* START STORED ROWS *
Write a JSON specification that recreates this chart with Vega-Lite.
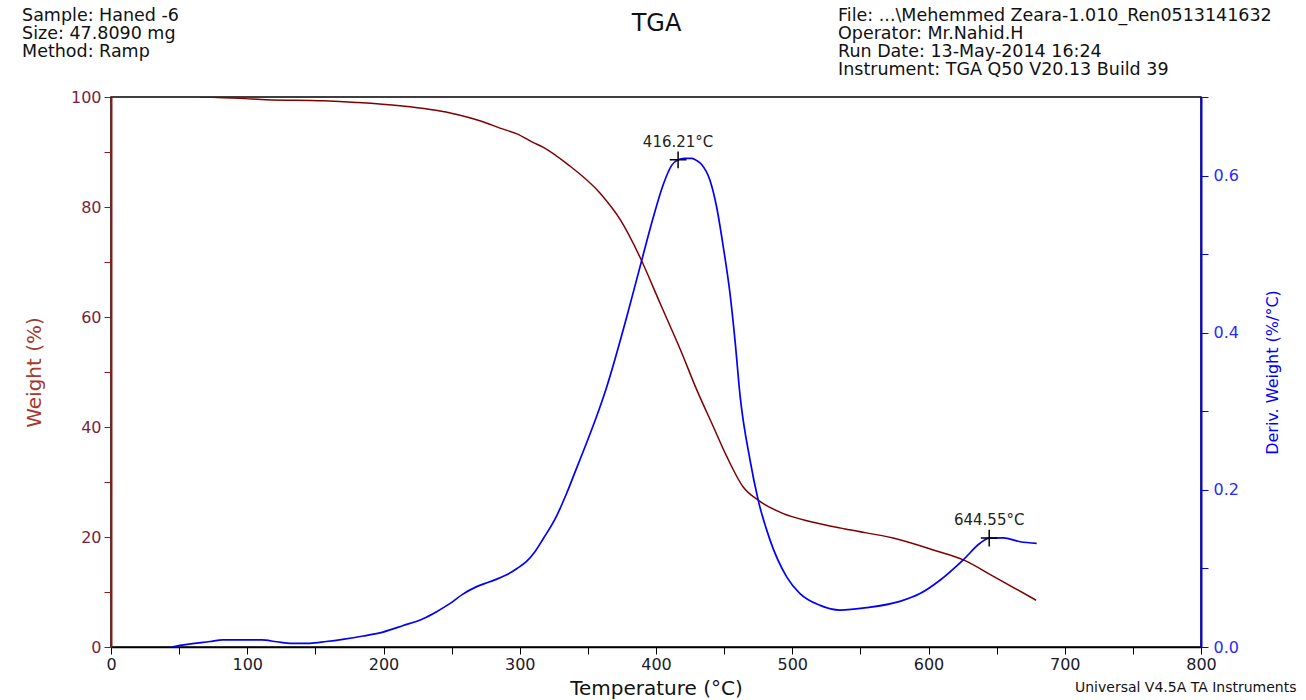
* END STORED ROWS *
* START STORED ROWS *
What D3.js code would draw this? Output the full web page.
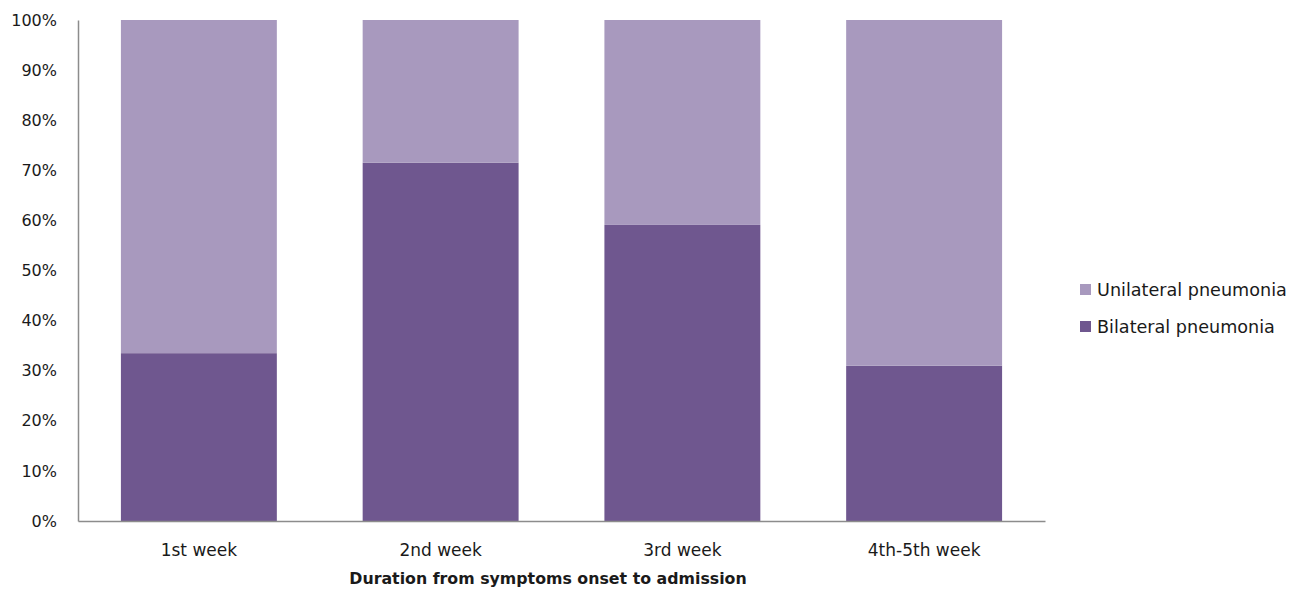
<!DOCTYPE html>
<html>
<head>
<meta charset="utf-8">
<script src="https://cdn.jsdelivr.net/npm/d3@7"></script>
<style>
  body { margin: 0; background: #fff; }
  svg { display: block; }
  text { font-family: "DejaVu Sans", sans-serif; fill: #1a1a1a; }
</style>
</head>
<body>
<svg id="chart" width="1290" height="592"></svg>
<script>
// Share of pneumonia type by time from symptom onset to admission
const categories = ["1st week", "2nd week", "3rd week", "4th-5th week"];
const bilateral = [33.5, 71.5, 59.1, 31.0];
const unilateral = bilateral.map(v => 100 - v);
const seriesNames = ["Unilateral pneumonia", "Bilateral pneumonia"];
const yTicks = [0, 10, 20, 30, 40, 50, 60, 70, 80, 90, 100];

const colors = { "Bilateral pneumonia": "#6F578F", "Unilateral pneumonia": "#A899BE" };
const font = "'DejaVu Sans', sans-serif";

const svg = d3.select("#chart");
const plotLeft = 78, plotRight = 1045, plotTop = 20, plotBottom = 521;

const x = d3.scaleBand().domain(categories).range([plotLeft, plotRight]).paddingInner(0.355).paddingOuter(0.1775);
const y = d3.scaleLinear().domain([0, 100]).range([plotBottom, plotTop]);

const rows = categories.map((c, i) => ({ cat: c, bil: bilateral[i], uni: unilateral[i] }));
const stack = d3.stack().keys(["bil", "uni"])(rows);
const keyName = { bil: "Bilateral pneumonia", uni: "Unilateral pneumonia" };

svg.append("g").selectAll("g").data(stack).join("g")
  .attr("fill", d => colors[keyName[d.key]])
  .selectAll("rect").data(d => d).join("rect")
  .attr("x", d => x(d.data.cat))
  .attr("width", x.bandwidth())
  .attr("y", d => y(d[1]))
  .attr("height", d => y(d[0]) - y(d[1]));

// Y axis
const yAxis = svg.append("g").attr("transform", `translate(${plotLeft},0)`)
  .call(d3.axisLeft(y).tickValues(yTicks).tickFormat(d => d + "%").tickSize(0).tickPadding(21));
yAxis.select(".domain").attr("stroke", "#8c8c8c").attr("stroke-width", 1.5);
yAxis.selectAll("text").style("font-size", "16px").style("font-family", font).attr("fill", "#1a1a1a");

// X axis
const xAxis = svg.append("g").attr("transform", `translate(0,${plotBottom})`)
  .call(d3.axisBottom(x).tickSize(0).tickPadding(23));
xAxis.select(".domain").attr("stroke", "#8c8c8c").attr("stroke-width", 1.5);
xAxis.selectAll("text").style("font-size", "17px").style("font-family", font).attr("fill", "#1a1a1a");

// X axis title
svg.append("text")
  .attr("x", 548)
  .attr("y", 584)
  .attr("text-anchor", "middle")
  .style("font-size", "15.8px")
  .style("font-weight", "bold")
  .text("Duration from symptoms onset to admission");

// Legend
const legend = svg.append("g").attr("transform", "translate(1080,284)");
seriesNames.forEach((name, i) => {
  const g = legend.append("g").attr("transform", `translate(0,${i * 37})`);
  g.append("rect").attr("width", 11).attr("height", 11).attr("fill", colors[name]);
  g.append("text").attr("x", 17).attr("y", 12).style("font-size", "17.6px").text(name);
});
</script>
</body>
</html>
* END STORED ROWS *
* START STORED ROWS *
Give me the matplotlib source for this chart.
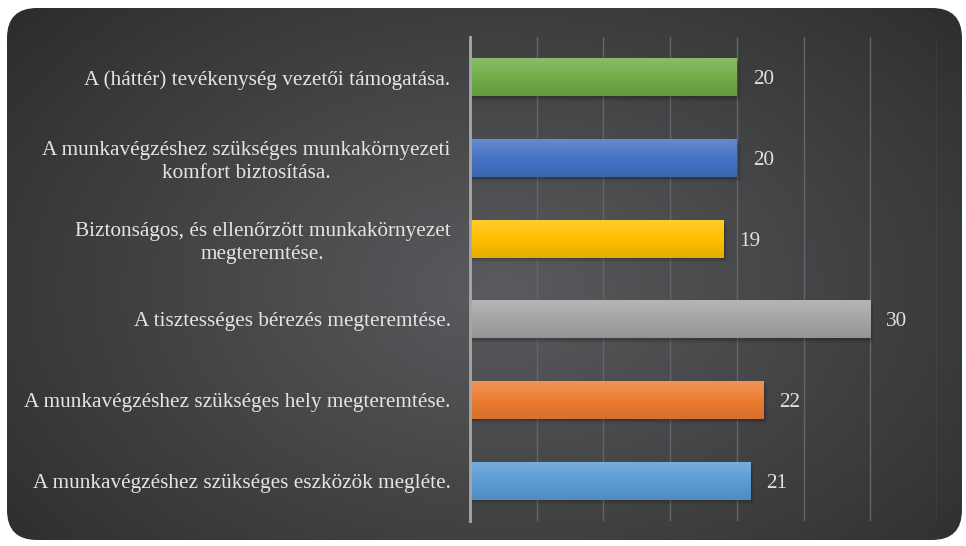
* END STORED ROWS *
Copy only what runs above from the line containing "What D3.js code" through the line containing "const plotLeft = 78, plotRight", exactly. Leave out the pictures.

What D3.js code would draw this? Output the full web page.
<!DOCTYPE html>
<html>
<head>
<meta charset="utf-8">
<script src="https://cdn.jsdelivr.net/npm/d3@7"></script>
<style>
  body { margin: 0; background: #fff; }
  svg { display: block; }
  text { font-family: "DejaVu Sans", sans-serif; fill: #1a1a1a; }
</style>
</head>
<body>
<svg id="chart" width="1290" height="592"></svg>
<script>
// Share of pneumonia type by time from symptom onset to admission
const categories = ["1st week", "2nd week", "3rd week", "4th-5th week"];
const bilateral = [33.5, 71.5, 59.1, 31.0];
const unilateral = bilateral.map(v => 100 - v);
const seriesNames = ["Unilateral pneumonia", "Bilateral pneumonia"];
const yTicks = [0, 10, 20, 30, 40, 50, 60, 70, 80, 90, 100];

const colors = { "Bilateral pneumonia": "#6F578F", "Unilateral pneumonia": "#A899BE" };
const font = "'DejaVu Sans', sans-serif";

const svg = d3.select("#chart");
const plotLeft = 78, plotRight = 1045, plotTop = 20, plotBottom = 521;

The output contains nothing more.